Similarly, we have been in discussions with ‘Approved Reporting Mechanisms’ such as the London Stock Exchange (LSE), who will be responsible for ensuring data is submitted and transaction reporting meets the standards of the authorities.
All in all, firms need to understand the intention of the regulation and avoid using ‘lack of clarity’ as an excuse for non-compliance. Firms must be able to demonstrate to the regulator with conviction and integrity that they have taken the necessary steps to improve transparency and investor protection. The regulator is unlikely to be sympathetic with firms who have carried out little preparation with the intention of using lack of clarity as a ‘get out of jail free’ card.
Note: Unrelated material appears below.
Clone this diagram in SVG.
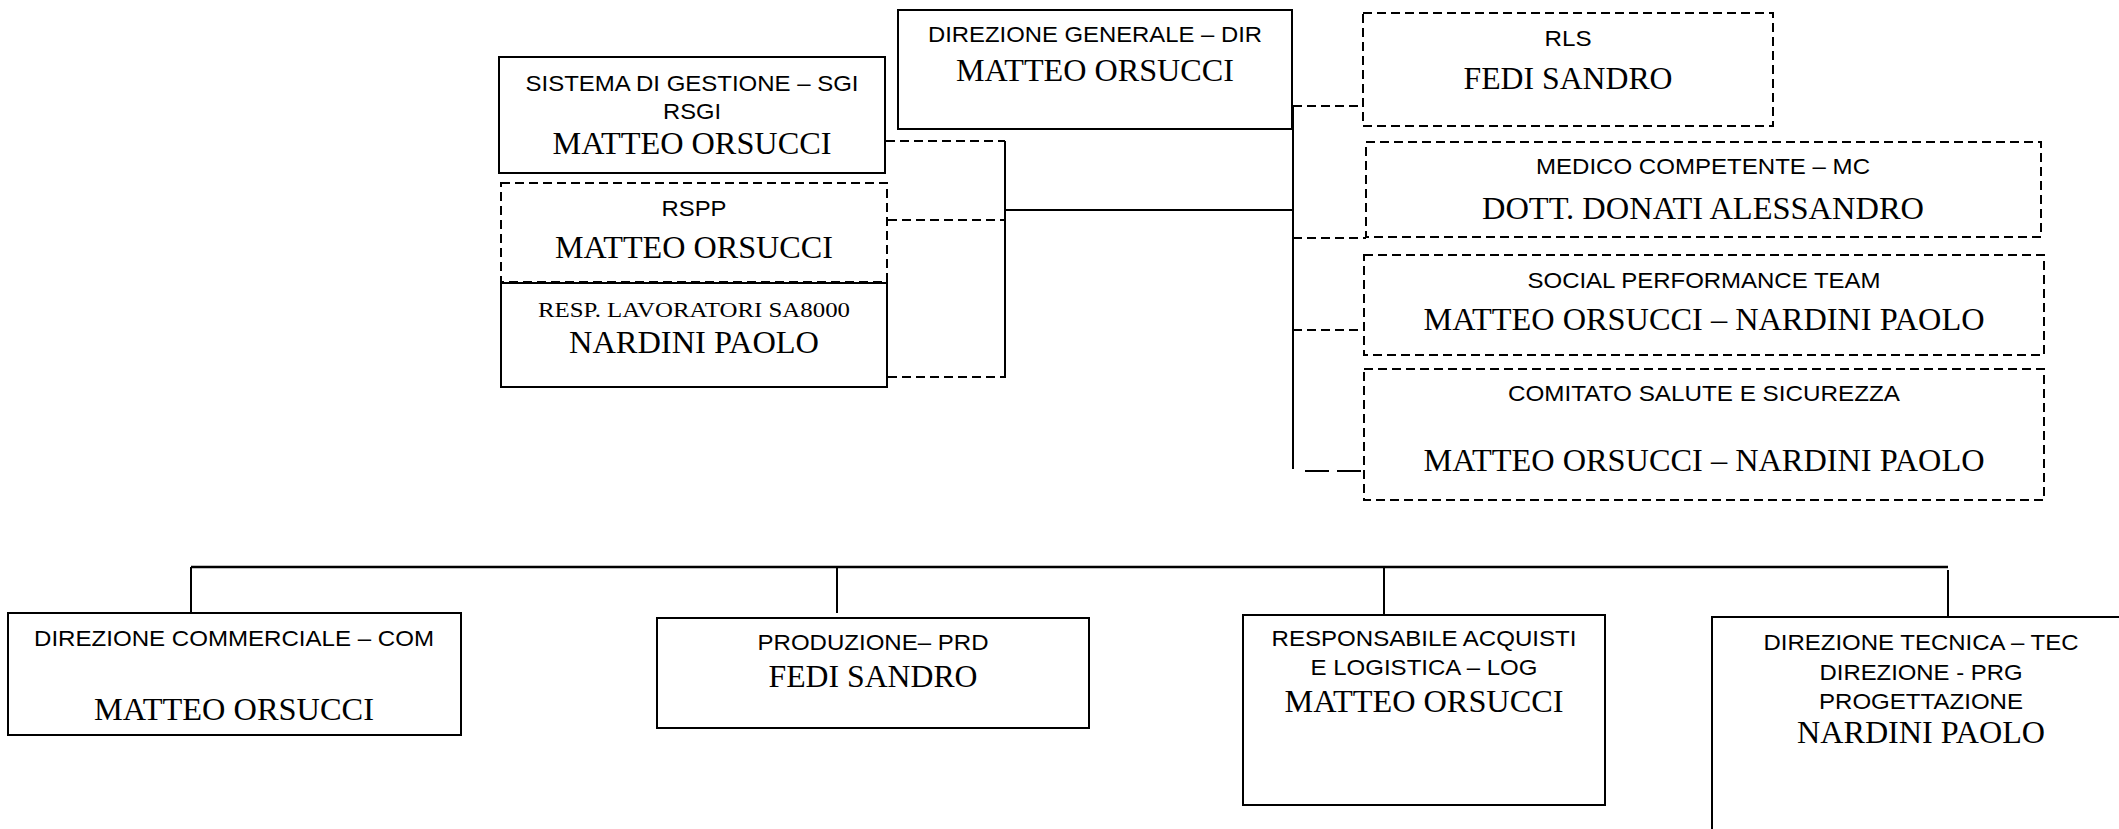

Wealth management firms should also focus on analysing their business processes and identify areas for change. By doing so, they can identify whether system changes will be needed in order to carry out tasks more efficiently – or if more information will be required in order to meet these tightening regulations. If this is the case, firms will need to liaise with their systems provider so that changes can be implemented sooner rather than later. It is also critical that firms demonstrate that they are treating their customers fairly and, in particular, that their charges are transparent.
To avoid facing hefty fines from the regulator, firms must embrace technology that will alleviate the compliance burden and provide a streamlined approach to data collection, in addition to an overview of all account information in one place. Firms using multiple systems to manage their accounts may struggle to pull together the high level of data demanded by the regulator. To prepare, it would therefore be wise for firms to engage with their IT solutions providers as early as possible to find a way to integrate these systems seamlessly.
MiFID II should be seen as an opportunity to demonstrate proactivity, and highlight that the firm is leading the way in best practice. If wealth management firms take the steps in being ‘MiFID II ready’ now, they are essentially demonstrating to investors that they are ahead of the market in understanding the need to better serve their clients, which ultimately is one of the main intentions behind the implementation of this new regulation. Empowered by technology, wealth firms can achieve full MiFID II compliance, demonstrate a proactive approach to the regulator and to their clients and add value to their business.
By Andrew Watson, FIGARO Product Manager at JHC.